Preparation of porous SnO2 helical nanotubes and SnO2 sheets

•Synthesized porous SnO2 helical nanotubes with diameters of 100–120 nm.•Synthesized porous SnO2 sheets template by graphite sheets.•The tubular and sheet SnO2 have small initial irreversible capacity loss of 3.2 and 2.2%.•The tubular structure shows better discharge capacity than the sheet structure.

We report a surfactant-free chemical solution route for synthesizing one-dimensional porous SnO2 helical nanotubes templated by helical carbon nanotubes and two-dimensional SnO2 sheets templated by graphite sheets.
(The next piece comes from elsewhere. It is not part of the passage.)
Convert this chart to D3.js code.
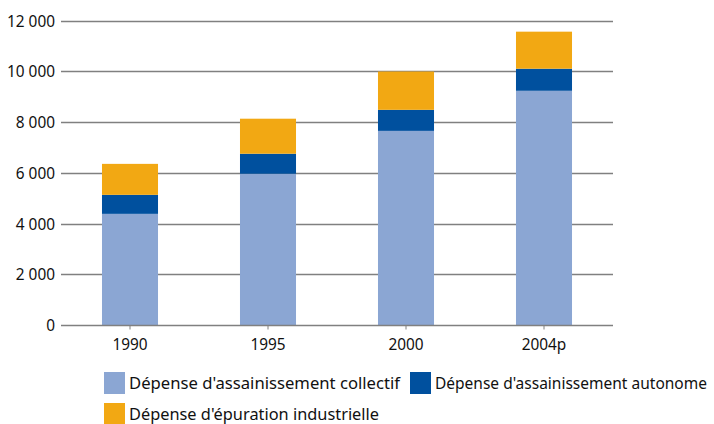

Transmission electron microscopy, X-ray diffraction, cyclic voltammetry, and galvanostatic discharge–charge analysis are used to characterize the SnO2 samples. The unique nanostructure and morphology make them promising anode materials for lithium-ion batteries. Both the SnO2 with the tubular structure and the sheet structure shows small initial irreversible capacity loss of 3.2% and 2.2%, respectively. The SnO2 helical nanotubes show a specific discharge capacity of above 800 mAh g−1 after 10 charge and discharge cycles, exceeding the theoretical capacity of 781 mAh g−1 for SnO2. The nanotubes remain a specific discharge capacity of 439 mAh g−1 after 30 cycles, which is better than that of SnO2 sheets (323 mAh g−1).